─── Dataset extract

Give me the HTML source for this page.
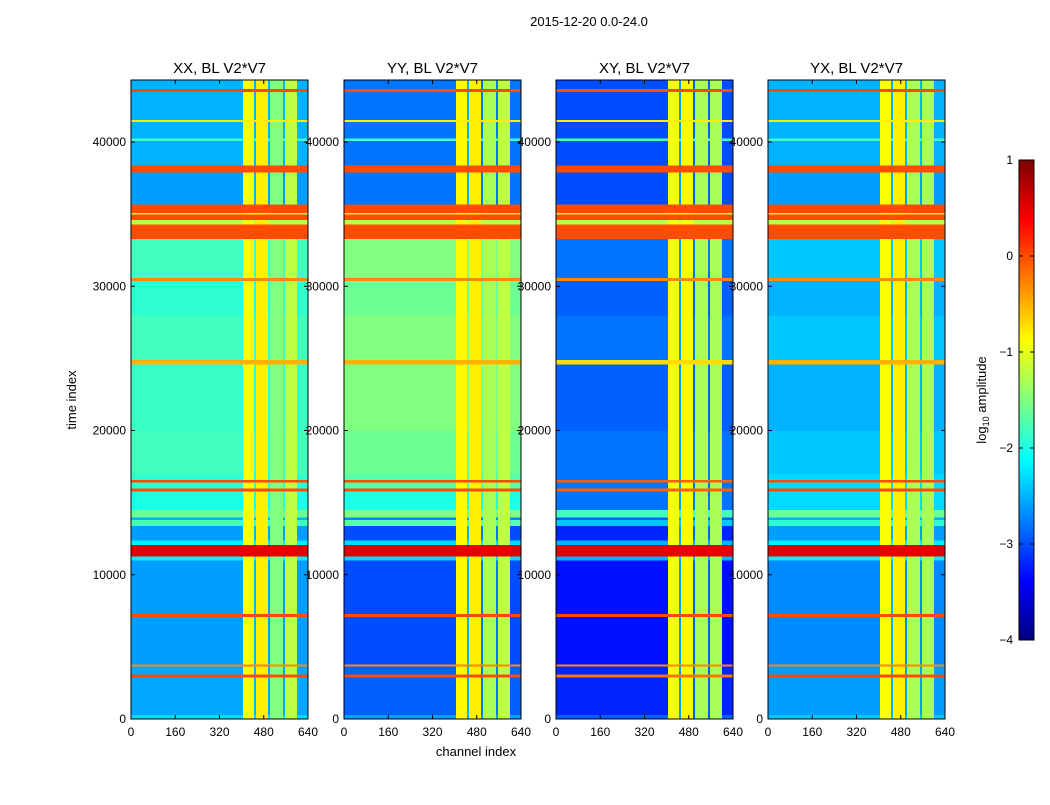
<!DOCTYPE html>
<html><head><meta charset="utf-8"><style>
body{margin:0;background:#fff;font-family:"Liberation Sans",sans-serif;}
svg text{font-family:"Liberation Sans",sans-serif;fill:#000;}
</style></head><body>
<svg id="fig" width="1050" height="800" xmlns="http://www.w3.org/2000/svg">
<rect width="1050" height="800" fill="#fff"/>
<text x="589" y="26" font-size="13" text-anchor="middle">2015-12-20 0.0-24.0</text>
<text x="76" y="400" font-size="13" text-anchor="middle" transform="rotate(-90 76 400)">time index</text>
<text x="476" y="756" font-size="13" text-anchor="middle">channel index</text>
<g id="panels"></g>
<g id="cbar"></g>
<text x="986" y="400" font-size="13" text-anchor="middle" transform="rotate(-90 986 400)">log<tspan font-size="9" dy="3">10</tspan><tspan dy="-3"> amplitude</tspan></text>
</svg>
<script>
const panelTitles = ["XX, BL V2*V7","YY, BL V2*V7","XY, BL V2*V7","YX, BL V2*V7"];
const timeEdges = [0,300,2900,3100,3650,3800,7100,7300,11000,11300,12100,12400,13400,13800,14000,14500,15800,16000,16400,16600,17000,20000,24600,24900,28000,30400,30600,33300,34300,34600,35000,35100,35700,37900,38400,40100,40250,41400,41550,43500,43700,44300];
const rowXX = [-2.3,-2.55,0,-2.55,-0.3,-2.6,0,-2.6,-2.2,0.5,-2.2,-2.6,-1.8,-2.5,-1.6,-2.0,0,-1.9,0,-1.9,-1.8,-1.85,-0.5,-1.8,-1.9,-0.3,-1.8,0,-1.2,0,-1.2,0,-2.6,0,-2.5,-1.8,-2.5,-0.8,-2.5,0,-2.5];
const rowYY = [-2.6,-2.9,0,-2.9,-0.3,-3.0,0,-3.0,-2.3,0.5,-2.3,-3.0,-1.7,-2.7,-1.5,-2.0,0,-1.7,0,-1.7,-1.6,-1.5,-0.5,-1.5,-1.6,-0.3,-1.5,0,-1.2,0,-1.2,0,-2.8,0,-2.8,-1.8,-2.8,-0.8,-2.8,0,-2.8];
const rowXY = [-2.9,-3.2,-0.2,-3.2,-0.3,-3.3,0,-3.3,-2.5,0.5,-2.5,-3.2,-2.4,-2.9,-1.8,-2.8,-0.1,-2.8,-0.1,-2.8,-2.8,-2.9,-0.7,-2.8,-2.9,-0.3,-2.8,0,-1.2,0,-1.2,0,-3.0,0,-3.0,-1.8,-3.0,-0.8,-3.0,0,-3.0];
const rowYX = [-2.4,-2.6,0,-2.6,-0.3,-2.7,0,-2.7,-2.2,0.5,-2.2,-2.6,-1.9,-2.5,-1.6,-2.3,0,-2.3,0,-2.3,-2.4,-2.5,-0.5,-2.4,-2.5,-0.3,-2.4,0,-1.2,0,-1.2,0,-2.6,0,-2.5,-1.8,-2.5,-0.8,-2.5,0,-2.5];
const chanEdges = [0,405,445,452,495,503,550,557,600,640];
const colXX = [-9,-0.9,-2.5,-0.8,-2.8,-1.5,-2.8,-1.2,-9];
const colYY = [-9,-0.85,-2.5,-0.8,-2.8,-1.3,-2.8,-1.2,-9];
const colXY = [-9,-0.9,-2.6,-0.9,-2.9,-1.3,-2.9,-1.3,-9];
const colYX = [-9,-0.9,-2.5,-0.8,-2.8,-1.3,-2.8,-1.3,-9];
const xTicks = [0,160,320,480,640];
const yTicks = [0,10000,20000,30000,40000];
const cbTicks = [1,0,-1,-2,-3,-4];

const rows=[rowXX,rowYY,rowXY,rowYX], cols=[colXX,colYY,colXY,colYX];
const panelLeft=[131,344,556,768], PW=177, PT=80, PB=719;
const T_MAX=44300, C_MAX=640, VMIN=-4, VMAX=1;
function jet(v){let t=(v-VMIN)/(VMAX-VMIN);t=Math.max(0,Math.min(1,t));
 const r=Math.max(0,Math.min(1,1.5-Math.abs(4*t-3))),g=Math.max(0,Math.min(1,1.5-Math.abs(4*t-2))),b=Math.max(0,Math.min(1,1.5-Math.abs(4*t-1)));
 return `rgb(${Math.round(r*255)},${Math.round(g*255)},${Math.round(b*255)})`;}
const NS="http://www.w3.org/2000/svg";
function el(tag,attrs,parent){const e=document.createElementNS(NS,tag);for(const k in attrs)e.setAttribute(k,attrs[k]);parent.appendChild(e);return e;}
const yScale=t=>PB-(t/T_MAX)*(PB-PT);
const panelsG=document.getElementById('panels');
for(let p=0;p<4;p++){
 const L=panelLeft[p], xs=c=>L+(c/C_MAX)*PW;
 const g=el('g',{},panelsG);
 
 
 for(let i=0;i<rows[p].length;i++){
  const y0=yScale(timeEdges[i+1]),y1=yScale(timeEdges[i]);
  for(let j=0;j<cols[p].length;j++){
   const v=Math.max(rows[p][i],cols[p][j]);
   const r=el('rect',{x:xs(chanEdges[j]),y:y0,width:xs(chanEdges[j+1])-xs(chanEdges[j])+0.3,height:y1-y0+0.3,fill:jet(v),'shape-rendering':'crispEdges'},g);
   
   
  }
 }
 el('rect',{x:L,y:PT,width:PW,height:PB-PT,fill:'none',stroke:'#000','stroke-width':1},g);
 const t=el('text',{x:L+PW/2,y:73,'font-size':15,'text-anchor':'middle'},g);t.textContent=panelTitles[p];
 
 
 xTicks.forEach(v=>{const x=xs(v);
  el('line',{x1:x,x2:x,y1:PB,y2:PB-4,stroke:'#000'},g);el('line',{x1:x,x2:x,y1:PT,y2:PT+4,stroke:'#000'},g);
  const tx=el('text',{x:x,y:736,'font-size':12,'text-anchor':'middle'},g);tx.textContent=v;
  
  });
 yTicks.forEach(v=>{const y=yScale(v);
  el('line',{x1:L,x2:L+4,y1:y,y2:y,stroke:'#000'},g);el('line',{x1:L+PW,x2:L+PW-4,y1:y,y2:y,stroke:'#000'},g);
  const ty=el('text',{x:L-5,y:y+4,'font-size':12,'text-anchor':'end'},g);ty.textContent=v;
  
  });
}
const cb=document.getElementById('cbar');const CX=1019,CW=15,CT=160,CB=640;
for(let i=0;i<200;i++){const v=VMIN+(i+0.5)/200*(VMAX-VMIN);const y=CB-(i+1)/200*(CB-CT);
 el('rect',{x:CX,y:y,width:CW,height:(CB-CT)/200+0.5,fill:jet(v),'shape-rendering':'crispEdges'},cb);}
el('rect',{x:CX,y:CT,width:CW,height:CB-CT,fill:'none',stroke:'#000'},cb);
cbTicks.forEach(v=>{const y=CB-(v-VMIN)/(VMAX-VMIN)*(CB-CT);
 el('line',{x1:CX,x2:CX+4,y1:y,y2:y,stroke:'#000'},cb);el('line',{x1:CX+CW,x2:CX+CW-4,y1:y,y2:y,stroke:'#000'},cb);
 const t=el('text',{x:1013,y:y+4,'font-size':12,'text-anchor':'end'},cb);t.textContent=(v<0?'\u2212'+(-v):v);
 
 });
</script>
</body></html>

──────

• _Directive_: Restate the whole listing above exactly, please, omitting every image.

• _Exercise result_:
Give me the HTML source for this page.
<!DOCTYPE html>
<html><head><meta charset="utf-8"><style>
body{margin:0;background:#fff;font-family:"Liberation Sans",sans-serif;}
svg text{font-family:"Liberation Sans",sans-serif;fill:#000;}
</style></head><body>
<svg id="fig" width="1050" height="800" xmlns="http://www.w3.org/2000/svg">
<rect width="1050" height="800" fill="#fff"/>
<text x="589" y="26" font-size="13" text-anchor="middle">2015-12-20 0.0-24.0</text>
<text x="76" y="400" font-size="13" text-anchor="middle" transform="rotate(-90 76 400)">time index</text>
<text x="476" y="756" font-size="13" text-anchor="middle">channel index</text>
<g id="panels"></g>
<g id="cbar"></g>
<text x="986" y="400" font-size="13" text-anchor="middle" transform="rotate(-90 986 400)">log<tspan font-size="9" dy="3">10</tspan><tspan dy="-3"> amplitude</tspan></text>
</svg>
<script>
const panelTitles = ["XX, BL V2*V7","YY, BL V2*V7","XY, BL V2*V7","YX, BL V2*V7"];
const timeEdges = [0,300,2900,3100,3650,3800,7100,7300,11000,11300,12100,12400,13400,13800,14000,14500,15800,16000,16400,16600,17000,20000,24600,24900,28000,30400,30600,33300,34300,34600,35000,35100,35700,37900,38400,40100,40250,41400,41550,43500,43700,44300];
const rowXX = [-2.3,-2.55,0,-2.55,-0.3,-2.6,0,-2.6,-2.2,0.5,-2.2,-2.6,-1.8,-2.5,-1.6,-2.0,0,-1.9,0,-1.9,-1.8,-1.85,-0.5,-1.8,-1.9,-0.3,-1.8,0,-1.2,0,-1.2,0,-2.6,0,-2.5,-1.8,-2.5,-0.8,-2.5,0,-2.5];
const rowYY = [-2.6,-2.9,0,-2.9,-0.3,-3.0,0,-3.0,-2.3,0.5,-2.3,-3.0,-1.7,-2.7,-1.5,-2.0,0,-1.7,0,-1.7,-1.6,-1.5,-0.5,-1.5,-1.6,-0.3,-1.5,0,-1.2,0,-1.2,0,-2.8,0,-2.8,-1.8,-2.8,-0.8,-2.8,0,-2.8];
const rowXY = [-2.9,-3.2,-0.2,-3.2,-0.3,-3.3,0,-3.3,-2.5,0.5,-2.5,-3.2,-2.4,-2.9,-1.8,-2.8,-0.1,-2.8,-0.1,-2.8,-2.8,-2.9,-0.7,-2.8,-2.9,-0.3,-2.8,0,-1.2,0,-1.2,0,-3.0,0,-3.0,-1.8,-3.0,-0.8,-3.0,0,-3.0];
const rowYX = [-2.4,-2.6,0,-2.6,-0.3,-2.7,0,-2.7,-2.2,0.5,-2.2,-2.6,-1.9,-2.5,-1.6,-2.3,0,-2.3,0,-2.3,-2.4,-2.5,-0.5,-2.4,-2.5,-0.3,-2.4,0,-1.2,0,-1.2,0,-2.6,0,-2.5,-1.8,-2.5,-0.8,-2.5,0,-2.5];
const chanEdges = [0,405,445,452,495,503,550,557,600,640];
const colXX = [-9,-0.9,-2.5,-0.8,-2.8,-1.5,-2.8,-1.2,-9];
const colYY = [-9,-0.85,-2.5,-0.8,-2.8,-1.3,-2.8,-1.2,-9];
const colXY = [-9,-0.9,-2.6,-0.9,-2.9,-1.3,-2.9,-1.3,-9];
const colYX = [-9,-0.9,-2.5,-0.8,-2.8,-1.3,-2.8,-1.3,-9];
const xTicks = [0,160,320,480,640];
const yTicks = [0,10000,20000,30000,40000];
const cbTicks = [1,0,-1,-2,-3,-4];

const rows=[rowXX,rowYY,rowXY,rowYX], cols=[colXX,colYY,colXY,colYX];
const panelLeft=[131,344,556,768], PW=177, PT=80, PB=719;
const T_MAX=44300, C_MAX=640, VMIN=-4, VMAX=1;
function jet(v){let t=(v-VMIN)/(VMAX-VMIN);t=Math.max(0,Math.min(1,t));
 const r=Math.max(0,Math.min(1,1.5-Math.abs(4*t-3))),g=Math.max(0,Math.min(1,1.5-Math.abs(4*t-2))),b=Math.max(0,Math.min(1,1.5-Math.abs(4*t-1)));
 return `rgb(${Math.round(r*255)},${Math.round(g*255)},${Math.round(b*255)})`;}
const NS="http://www.w3.org/2000/svg";
function el(tag,attrs,parent){const e=document.createElementNS(NS,tag);for(const k in attrs)e.setAttribute(k,attrs[k]);parent.appendChild(e);return e;}
const yScale=t=>PB-(t/T_MAX)*(PB-PT);
const panelsG=document.getElementById('panels');
for(let p=0;p<4;p++){
 const L=panelLeft[p], xs=c=>L+(c/C_MAX)*PW;
 const g=el('g',{},panelsG);
 
 
 for(let i=0;i<rows[p].length;i++){
  const y0=yScale(timeEdges[i+1]),y1=yScale(timeEdges[i]);
  for(let j=0;j<cols[p].length;j++){
   const v=Math.max(rows[p][i],cols[p][j]);
   const r=el('rect',{x:xs(chanEdges[j]),y:y0,width:xs(chanEdges[j+1])-xs(chanEdges[j])+0.3,height:y1-y0+0.3,fill:jet(v),'shape-rendering':'crispEdges'},g);
   
   
  }
 }
 el('rect',{x:L,y:PT,width:PW,height:PB-PT,fill:'none',stroke:'#000','stroke-width':1},g);
 const t=el('text',{x:L+PW/2,y:73,'font-size':15,'text-anchor':'middle'},g);t.textContent=panelTitles[p];
 
 
 xTicks.forEach(v=>{const x=xs(v);
  el('line',{x1:x,x2:x,y1:PB,y2:PB-4,stroke:'#000'},g);el('line',{x1:x,x2:x,y1:PT,y2:PT+4,stroke:'#000'},g);
  const tx=el('text',{x:x,y:736,'font-size':12,'text-anchor':'middle'},g);tx.textContent=v;
  
  });
 yTicks.forEach(v=>{const y=yScale(v);
  el('line',{x1:L,x2:L+4,y1:y,y2:y,stroke:'#000'},g);el('line',{x1:L+PW,x2:L+PW-4,y1:y,y2:y,stroke:'#000'},g);
  const ty=el('text',{x:L-5,y:y+4,'font-size':12,'text-anchor':'end'},g);ty.textContent=v;
  
  });
}
const cb=document.getElementById('cbar');const CX=1019,CW=15,CT=160,CB=640;
for(let i=0;i<200;i++){const v=VMIN+(i+0.5)/200*(VMAX-VMIN);const y=CB-(i+1)/200*(CB-CT);
 el('rect',{x:CX,y:y,width:CW,height:(CB-CT)/200+0.5,fill:jet(v),'shape-rendering':'crispEdges'},cb);}
el('rect',{x:CX,y:CT,width:CW,height:CB-CT,fill:'none',stroke:'#000'},cb);
cbTicks.forEach(v=>{const y=CB-(v-VMIN)/(VMAX-VMIN)*(CB-CT);
 el('line',{x1:CX,x2:CX+4,y1:y,y2:y,stroke:'#000'},cb);el('line',{x1:CX+CW,x2:CX+CW-4,y1:y,y2:y,stroke:'#000'},cb);
 const t=el('text',{x:1013,y:y+4,'font-size':12,'text-anchor':'end'},cb);t.textContent=(v<0?'\u2212'+(-v):v);
 
 });
</script>
</body></html>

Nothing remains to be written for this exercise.